The line runs approximately parallel to the Lancun–Yantai railway between Laixi and Yantai South, but the remaining portion to Weihai and Rongcheng is a new route.

==Operations==
Service started running on December 28, 2014 on the section from Jimo to Rongcheng. This included services beyond this railway project to destinations, such as Jinan, Shanghai Hongqiao and Beijing South.
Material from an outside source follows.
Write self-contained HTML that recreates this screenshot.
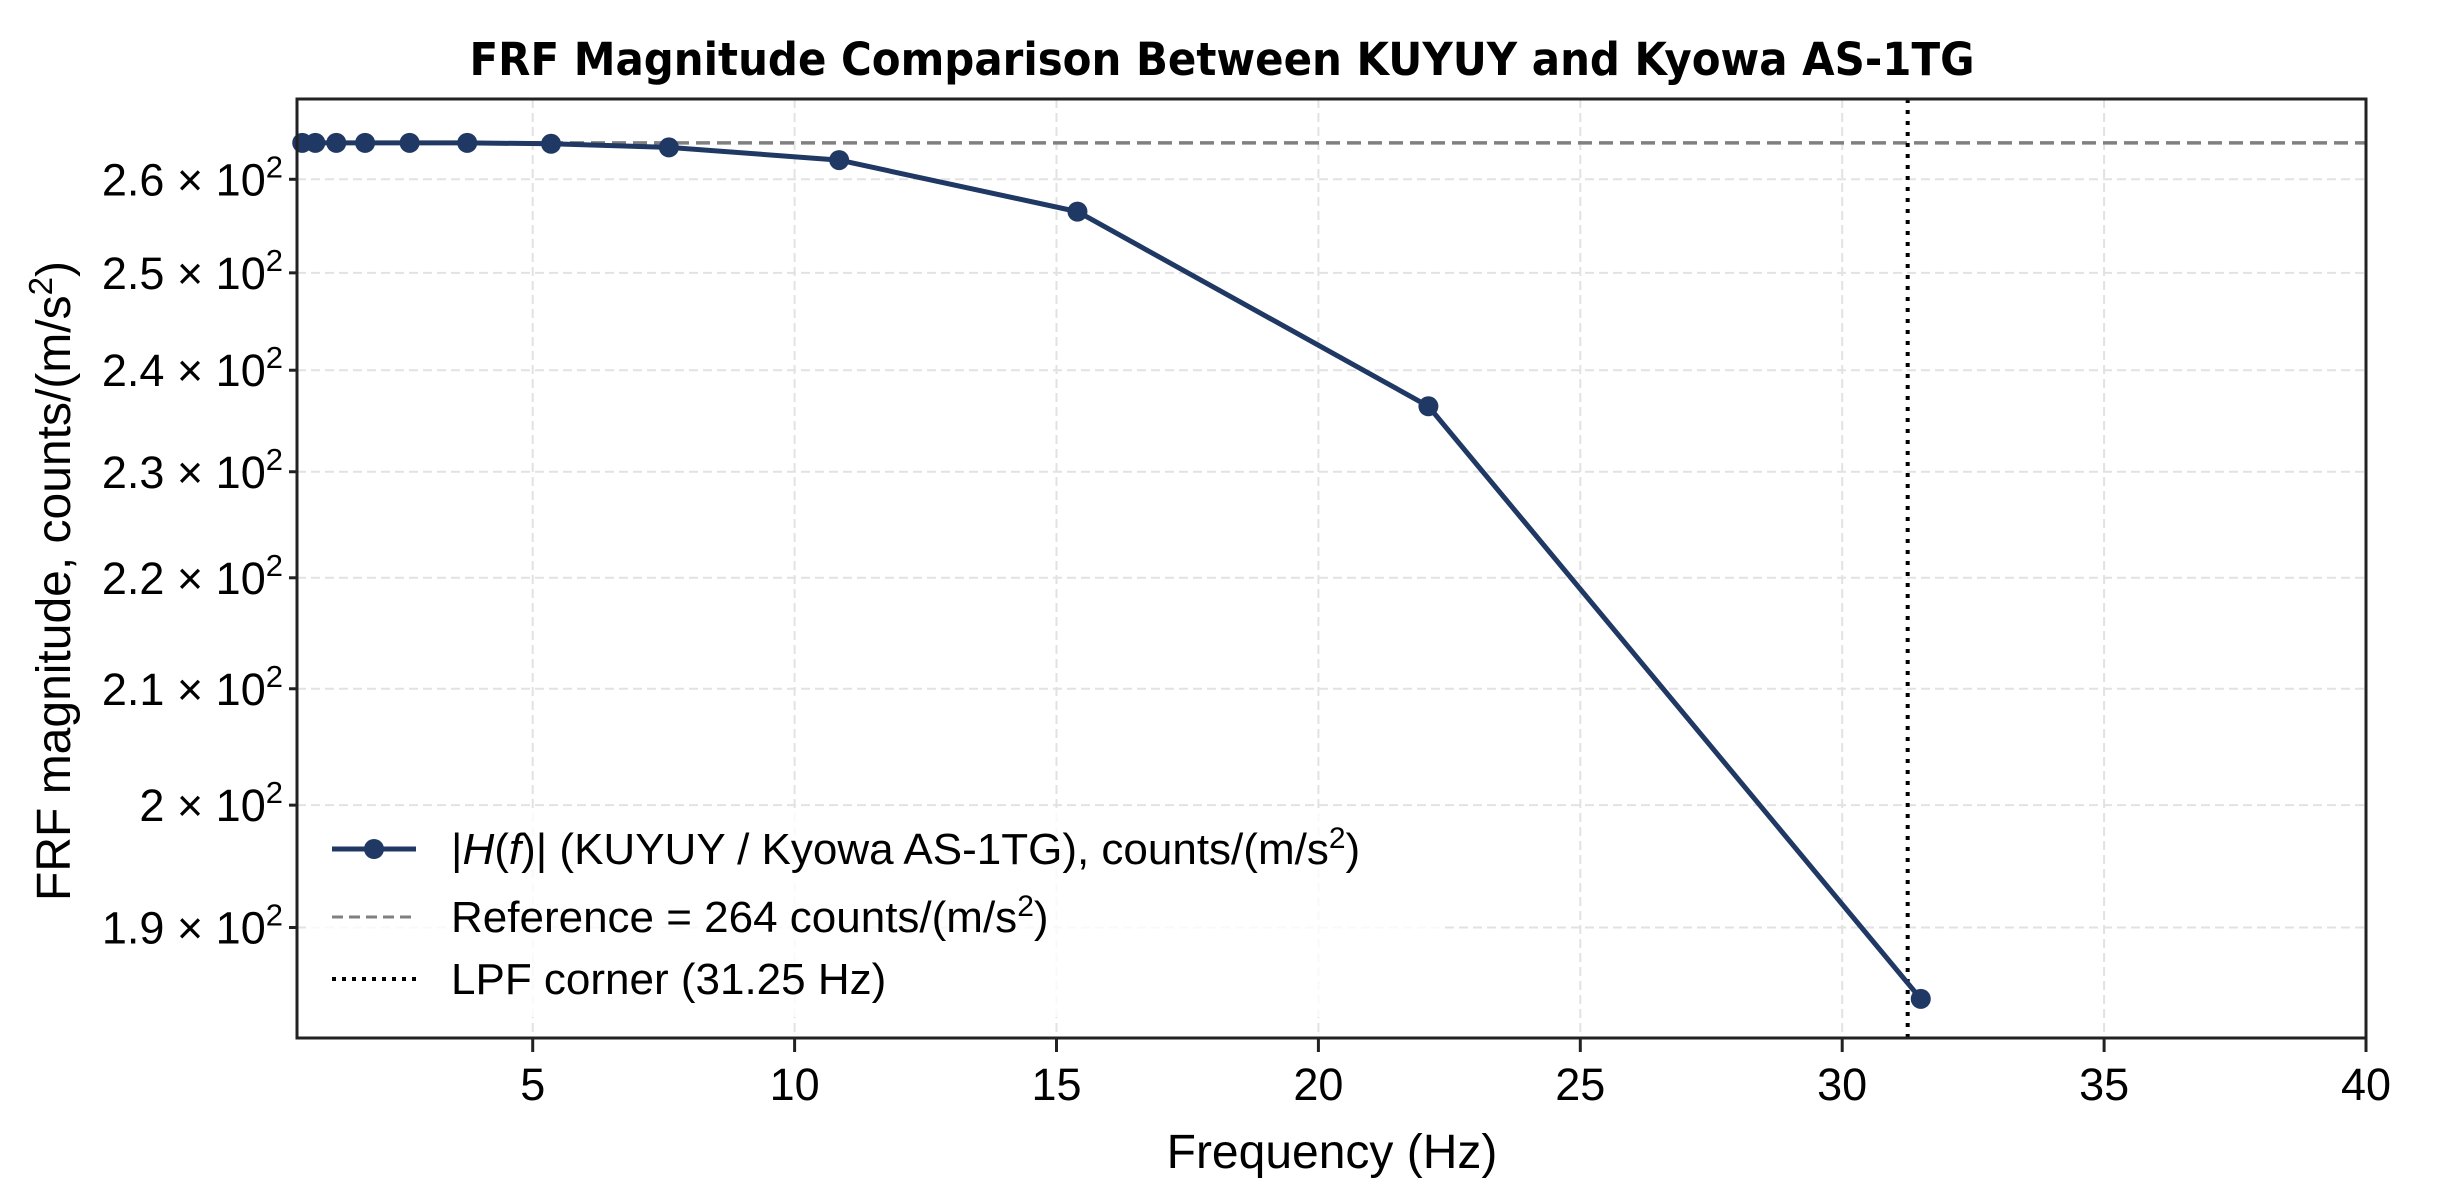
<!DOCTYPE html>
<html><head><meta charset="utf-8"><style>
html,body{margin:0;padding:0;background:#fff;}
svg{display:block;font-family:"Liberation Sans","DejaVu Sans",sans-serif;}
</style></head><body>
<svg id="chart" width="2437" height="1200" viewBox="0 0 2437 1200" xmlns="http://www.w3.org/2000/svg">
<rect width="2437" height="1200" fill="#fff"/>
<text x="1222" y="75" font-size="45" font-weight="bold" text-anchor="middle" font-family="DejaVu Sans, Liberation Sans, sans-serif" textLength="1505" lengthAdjust="spacingAndGlyphs">FRF Magnitude Comparison Between KUYUY and Kyowa AS-1TG</text>
<g id="grid"></g>
<g id="refs"></g>
<g id="series"></g>
<g id="axes"></g>
<g id="legend">
  <rect x="310" y="812" width="1130" height="205" fill="#fff" opacity="0.8"/>
  <line x1="332" y1="849" x2="416" y2="849" stroke="#203864" stroke-width="5"/>
  <circle cx="374" cy="849" r="10" fill="#203864"/>
  <text x="451" y="864" font-size="44">|<tspan font-style="italic">H</tspan>(<tspan font-style="italic">f</tspan>)| (KUYUY / Kyowa AS-1TG), counts/(m/s<tspan dy="-16" font-size="30">2</tspan><tspan dy="16">)</tspan></text>
  <line x1="332" y1="917" x2="416" y2="917" stroke="#808080" stroke-width="3" stroke-dasharray="11,6"/>
  <text x="451" y="932" font-size="44">Reference = 264 counts/(m/s<tspan dy="-16" font-size="30">2</tspan><tspan dy="16">)</tspan></text>
  <line x1="332" y1="979" x2="416" y2="979" stroke="#000" stroke-width="4" stroke-dasharray="4,6"/>
  <text x="451" y="994" font-size="44">LPF corner (31.25 Hz)</text>
</g>
<text x="1332" y="1168" font-size="48" text-anchor="middle">Frequency (Hz)</text>
<text transform="translate(70,581) rotate(-90)" font-size="48" text-anchor="middle">FRF magnitude, counts/(m/s<tspan dy="-18" font-size="33">2</tspan><tspan dy="18">)</tspan></text>
</svg>
<script>
const freqs = [0.6, 0.85, 1.25, 1.8, 2.65, 3.75, 5.35, 7.6, 10.85, 15.4, 22.1, 31.5];
const mags = [264, 264, 264, 264, 264, 264, 263.9, 263.5, 262.1, 256.5, 236.4, 184.4];
const refValue = [264];
const lpfCorner = [31.25];
const xTicks = [5, 10, 15, 20, 25, 30, 35, 40];
const yTicks = [1.9, 2.0, 2.1, 2.2, 2.3, 2.4, 2.5, 2.6];
const yTickLabels = ["1.9", "2", "2.1", "2.2", "2.3", "2.4", "2.5", "2.6"];

const L=297,R=2366,T=99,B=1038;
const xMin=0.5,xMax=40;
const yMin=181.4,yMax=268.9;
const NS="http://www.w3.org/2000/svg";
function xs(v){return L+(v-xMin)/(xMax-xMin)*(R-L);}
function ys(v){return B-(Math.log10(v)-Math.log10(yMin))/(Math.log10(yMax)-Math.log10(yMin))*(B-T);}
function mk(tag,attrs,parent){const e=document.createElementNS(NS,tag);for(const k in attrs)e.setAttribute(k,attrs[k]);parent.appendChild(e);return e;}
const grid=document.getElementById('grid'),axes=document.getElementById('axes'),series=document.getElementById('series'),refs=document.getElementById('refs');
xTicks.forEach(t=>{
  const x=xs(t);
  const g=mk('line',{x1:x,x2:x,y1:T,y2:B,stroke:'#e2e2e2','stroke-width':2,'stroke-dasharray':'9,5'},grid);
  
  
  const tk=mk('line',{x1:x,x2:x,y1:B,y2:B+14,stroke:'#222','stroke-width':3},axes);
  
  
  const lb=mk('text',{x:x,y:B+62,'font-size':45,'text-anchor':'middle'},axes);
  lb.textContent=String(t);
  
  
});
yTicks.forEach((t,i)=>{
  const y=ys(t*100);
  const g=mk('line',{x1:L,x2:R,y1:y,y2:y,stroke:'#e2e2e2','stroke-width':2,'stroke-dasharray':'9,5'},grid);
  
  
  const tk=mk('line',{x1:L-8,x2:L,y1:y,y2:y,stroke:'#222','stroke-width':3},axes);
  
  
  const lb=mk('text',{x:L-14,y:y+16,'font-size':45,'text-anchor':'end'},axes);
  
  
  const a=document.createElementNS(NS,'tspan');a.textContent=yTickLabels[i]+' \u00d7 10';lb.appendChild(a);
  const s=document.createElementNS(NS,'tspan');s.setAttribute('dy','-18');s.setAttribute('font-size','31');s.textContent='2';lb.appendChild(s);
});
const frame=mk('rect',{x:L,y:T,width:R-L,height:B-T,fill:'none',stroke:'#222','stroke-width':3},axes);


const ry=ys(refValue[0]);
const ref=mk('line',{x1:L,x2:R,y1:ry,y2:ry,stroke:'#808080','stroke-width':3.5,'stroke-dasharray':'14,7'},refs);


const lx=xs(lpfCorner[0]);
const lpf=mk('line',{x1:lx,x2:lx,y1:T,y2:B,stroke:'#000','stroke-width':4,'stroke-dasharray':'4,7'},refs);


const pts=freqs.map((f,i)=>xs(f)+','+ys(mags[i])).join(' ');
const pl=mk('polyline',{points:pts,fill:'none',stroke:'#203864','stroke-width':5,'stroke-linejoin':'round'},series);


freqs.forEach((f,i)=>{
  const c=mk('circle',{cx:xs(f),cy:ys(mags[i]),r:10,fill:'#203864'},series);
  
  
});
</script>
</body></html>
- Jinan to Yantai service with a minimum time of 3 hours 17 minutes, second class seat fare is 161.5 yuan
- Jinan to Weihai service takes 3 hours 49 minutes, second class seat fare is 180 yuan
- Jinan to Rongcheng service takes 4 hours 21 minutes, second class seat ticket price of 196.5 yuan.

==Outlook==
By 2020, daily passenger volume is expected to reach 199,000 people, while in 2030 it should reach 293,000 people. Services from Qingdao to Yantai or Weihai, the time required for the current service being 3.7 hours and 4.3 hours respectively, will be shortened to 1 hour and 1.5 hours.